В XIX веке исследования перешли в передел. Шла глобализация – слова ещё не было, а понятие уже было. «Девятнадцатый век есть век окончательнаго раздела земной суши между большими народностями. Кто сделает в этот век ошибку, тот не поправит её потом долго и будет страдать от того», – писал Венюков. В работе «Империализм, как высшая стадия капитализма» Ленин цитирует французского историка Эдуара Дрио: «Все свободные места на Земле, за исключением Китая, заняты державами Европы и Северной Америки… Приходится торопиться: нации, не обеспечившие себя, рискуют никогда не получить своей части и не принять участия в той гигантской эксплуатации Земли, которая будет одним из существеннейших фактов следующего (т. е. ХХ) века».
Европейские державы ринулись к Тихому. На кону стояли очертания политической карты мира на века вперёд.
Англичане, чтобы подчинить Китай, придумали гениальную, как им, должно быть, казалось, идею: «опиумные войны». Порты Китая стали европейскими колониями и плацдармами: Гонконг – английским, Макао – португальским, Циндао – немецким. Англия окопалась на Индостане и в Сингапуре, Франция – в Индокитае…
Не стань Приморье российским, оно рисковало стать не китайским, но английским, французским или американским. Чтобы не отставать от Европы и защитить от неё восточные рубежи, Россия вспомнила о потерянном Приамурье.
О глобализации середины XIX века – «Фрегат “Паллада”» Гончарова, который отправился в поход 1852–1855 годов как секретарь адмирала Путятина. Главной задачей Путятина было завязать связи с Японией, тогда сверхзакрытой и непонятной. С той же целью в Японию отправился американский коммодор Перри.

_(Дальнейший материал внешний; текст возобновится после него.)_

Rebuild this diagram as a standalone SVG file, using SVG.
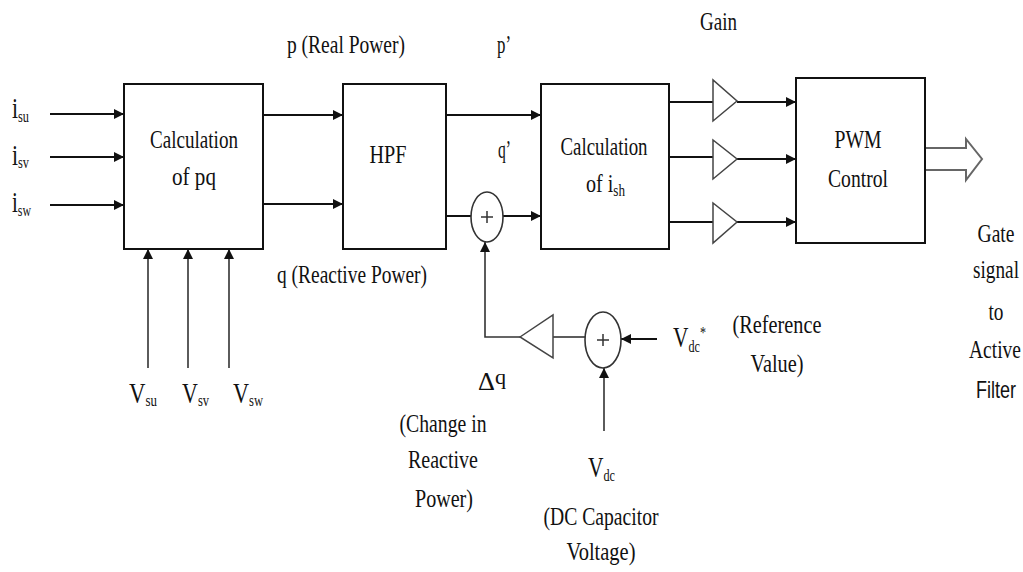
<svg xmlns="http://www.w3.org/2000/svg" width="1023" height="572" viewBox="0 0 1023 572">
<style>
text{font-family:"Liberation Serif","Times New Roman",serif;fill:#111;}
.t{font-size:26px;}
.m{text-anchor:middle;}
.big{font-size:30px;}
.sub{font-size:17px;}
.box{fill:#fff;stroke:#111;stroke-width:2;}
.ln{fill:none;stroke:#111;stroke-width:2;}
.fb{fill:none;stroke:#333;stroke-width:1.6;}
.tri{fill:#fff;stroke:#444;stroke-width:1.5;}
.sum{fill:#fff;stroke:#333;stroke-width:1.6;}
</style>
<defs>
<marker id="ah" viewBox="0 0 10 10" refX="10" refY="5" markerWidth="10" markerHeight="10" markerUnits="userSpaceOnUse" orient="auto">
<path d="M0,0 L10,5 L0,10 z" fill="#111"/>
</marker>
</defs>
<rect width="1023" height="572" fill="#fff"/>

<g id="connectors">
<line class="ln" x1="50" y1="114" x2="124" y2="114" marker-end="url(#ah)"/>
<line class="ln" x1="50" y1="157" x2="124" y2="157" marker-end="url(#ah)"/>
<line class="ln" x1="50" y1="205" x2="124" y2="205" marker-end="url(#ah)"/>
<line class="fb" x1="148" y1="368" x2="148" y2="249" marker-end="url(#ah)"/>
<line class="fb" x1="188" y1="368" x2="188" y2="249" marker-end="url(#ah)"/>
<line class="fb" x1="229" y1="368" x2="229" y2="249" marker-end="url(#ah)"/>
<line class="ln" x1="263" y1="115" x2="343" y2="115" marker-end="url(#ah)"/>
<line class="ln" x1="263" y1="204" x2="343" y2="204" marker-end="url(#ah)"/>
<line class="ln" x1="446" y1="115" x2="541" y2="115" marker-end="url(#ah)"/>
<line class="ln" x1="446" y1="216" x2="471" y2="216"/>
<line class="ln" x1="503" y1="216" x2="541" y2="216" marker-end="url(#ah)"/>
<polyline class="fb" points="520,337 485,337 485,242" marker-end="url(#ah)"/>
<line class="fb" x1="553" y1="337" x2="585" y2="337"/>
<line class="ln" x1="657" y1="339" x2="621" y2="339" marker-end="url(#ah)"/>
<line class="fb" x1="604" y1="431" x2="604" y2="368" marker-end="url(#ah)"/>
<line class="ln" x1="669" y1="102" x2="713" y2="102"/>
<line class="ln" x1="669" y1="157" x2="713" y2="157"/>
<line class="ln" x1="669" y1="222" x2="713" y2="222"/>
<line class="ln" x1="737" y1="102" x2="796" y2="102" marker-end="url(#ah)"/>
<line class="ln" x1="737" y1="159" x2="796" y2="159" marker-end="url(#ah)"/>
<line class="ln" x1="737" y1="222" x2="796" y2="222" marker-end="url(#ah)"/>
<polygon points="925,148 966,148 966,139 982,159 966,180 966,170 925,170" fill="#fff" stroke="#666" stroke-width="2"/>
</g>

<g id="calc-pq">
<rect class="box" x="124" y="84" width="139" height="165"/>
<text class="t m" x="194" y="148" textLength="88" lengthAdjust="spacingAndGlyphs">Calculation</text>
<text class="t m" x="194" y="185" textLength="44" lengthAdjust="spacingAndGlyphs">of pq</text>
</g>

<g id="hpf">
<rect class="box" x="343" y="84" width="103" height="165"/>
<text class="t m" x="388" y="163" textLength="37" lengthAdjust="spacingAndGlyphs">HPF</text>
</g>

<g id="sum1">
<ellipse class="sum" cx="487" cy="217" rx="16" ry="25"/>
<path d="M481,217 H493 M487,211 V223" stroke="#333" stroke-width="1.5"/>
</g>

<g id="calc-ish">
<rect class="box" x="541" y="84" width="128" height="165"/>
<text class="t m" x="604" y="155" textLength="87" lengthAdjust="spacingAndGlyphs">Calculation</text>
<text class="t" x="586" y="192" textLength="39" lengthAdjust="spacingAndGlyphs">of i<tspan class="sub" dy="4">sh</tspan></text>
</g>

<g id="gain1"><polygon class="tri" points="713,80 713,121 737,101"/></g>
<g id="gain2"><polygon class="tri" points="713,140 713,179 737,159"/></g>
<g id="gain3"><polygon class="tri" points="713,203 713,243 737,222"/></g>

<g id="pwm">
<rect class="box" x="796" y="78" width="129" height="165"/>
<text class="t m" x="858" y="148" textLength="47" lengthAdjust="spacingAndGlyphs">PWM</text>
<text class="t m" x="858" y="187" textLength="60" lengthAdjust="spacingAndGlyphs">Control</text>
</g>

<g id="gain-dq">
<polygon class="tri" points="520,337 553,315 553,358"/>
</g>

<g id="sum2">
<ellipse class="sum" cx="603" cy="340" rx="18" ry="28"/>
<path d="M597,340 H609 M603,334 V346" stroke="#333" stroke-width="1.5"/>
</g>

<g id="labels">
<text class="big" x="12" y="118" textLength="17" lengthAdjust="spacingAndGlyphs">i<tspan class="sub" dy="4">su</tspan></text>
<text class="big" x="12" y="165" textLength="17" lengthAdjust="spacingAndGlyphs">i<tspan class="sub" dy="3">sv</tspan></text>
<text class="big" x="12" y="212" textLength="19" lengthAdjust="spacingAndGlyphs">i<tspan class="sub" dy="4">sw</tspan></text>

<text class="big" x="129" y="403" textLength="28" lengthAdjust="spacingAndGlyphs">V<tspan class="sub" dy="3">su</tspan></text>
<text class="big" x="182" y="403" textLength="27" lengthAdjust="spacingAndGlyphs">V<tspan class="sub" dy="3">sv</tspan></text>
<text class="big" x="233" y="403" textLength="30" lengthAdjust="spacingAndGlyphs">V<tspan class="sub" dy="3">sw</tspan></text>

<text class="t" x="287" y="53" textLength="118" lengthAdjust="spacingAndGlyphs">p (Real Power)</text>
<text class="t" x="497" y="53" textLength="14" lengthAdjust="spacingAndGlyphs">p’</text>
<text class="t" x="498" y="158" textLength="13" lengthAdjust="spacingAndGlyphs">q’</text>
<text class="t" x="277" y="283" textLength="150" lengthAdjust="spacingAndGlyphs">q (Reactive Power)</text>
<text class="t" x="700" y="30" font-size="24" textLength="37" lengthAdjust="spacingAndGlyphs">Gain</text>

<text class="t" x="478" y="390" textLength="28" lengthAdjust="spacingAndGlyphs">Δ<tspan font-size="22" dy="-6">q</tspan></text>
<text class="t m" x="443" y="432" textLength="87" lengthAdjust="spacingAndGlyphs">(Change in</text>
<text class="t m" x="443" y="468" textLength="70" lengthAdjust="spacingAndGlyphs">Reactive</text>
<text class="t m" x="444" y="507" textLength="58" lengthAdjust="spacingAndGlyphs">Power)</text>

<text class="big" x="673" y="347" textLength="33" lengthAdjust="spacingAndGlyphs">V<tspan class="sub" dy="5">dc</tspan><tspan class="sub" dy="-14">*</tspan></text>
<text class="t m" x="777" y="333" textLength="89" lengthAdjust="spacingAndGlyphs">(Reference</text>
<text class="t m" x="777" y="372" textLength="53" lengthAdjust="spacingAndGlyphs">Value)</text>

<text class="big" x="588" y="477" textLength="27" lengthAdjust="spacingAndGlyphs">V<tspan class="sub" dy="4">dc</tspan></text>
<text class="t m" x="601" y="525" textLength="115" lengthAdjust="spacingAndGlyphs">(DC Capacitor</text>
<text class="t m" x="601" y="560" textLength="69" lengthAdjust="spacingAndGlyphs">Voltage)</text>

<text class="t m" x="996" y="242" font-size="24" textLength="37" lengthAdjust="spacingAndGlyphs">Gate</text>
<text class="t m" x="996" y="278" font-size="24" textLength="46" lengthAdjust="spacingAndGlyphs">signal</text>
<text class="t m" x="996" y="320" font-size="24" textLength="15" lengthAdjust="spacingAndGlyphs">to</text>
<text class="t m" x="995" y="358" font-size="24" textLength="52" lengthAdjust="spacingAndGlyphs">Active</text>
<text class="m" x="996" y="398" font-size="24" style="font-family:'Liberation Sans',Arial,sans-serif" textLength="40" lengthAdjust="spacingAndGlyphs">Filter</text>
</g>
</svg>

Одновременно решались другие задачи: выяснялись очертания берегов, изучалось население, просчитывались варианты войн и приобретений…
Пытаясь понять психологию «крайневосточных» народов, Гончаров многое сообщает о представлениях своих современников. Сам европеец, он смотрит на Японию едва ли не конкистадорски: «“А что, если б у японцев взять Нагасаки?” – сказал я вслух, увлечённый мечтами… “Они пользоваться не умеют”, – продолжал я». Японцев он сравнивает с детьми, американцев и русских – со старшими, которые должны «влить в жилы Японии те здоровые соки, которые она самоубийственно выпустила… из своего тела и одряхлела в бессилии и мраке жалкого детства». Гончаров допускал насильственный характер такого вливания: «Надо поступить по-английски, то есть пойти, например, в японские порты, выйти без спросу на берег, и когда станут не пускать, начать драку, потом самим же пожаловаться на оскорбление и начать войну»; ни слова о морали или международном праве. «Если падёт их система, они быстро очеловечатся», – писал Гончаров о японцах. Отметим это «очеловечатся»: народы, не ставшие на единственно верный с точки зрения европейца путь, выводятся за рамки человечества. О корейцах Гончаров пишет: они должны сделать «неизбежный шаг к сближению с европейцами и к перевоспитанию себя». Перевоспитываться должны все, кроме самих европейцев; азиаты для них – не совсем люди, не субъекты истории. Раз Азия спит, Европе до́лжно вмешаться – для блага самой же Азии.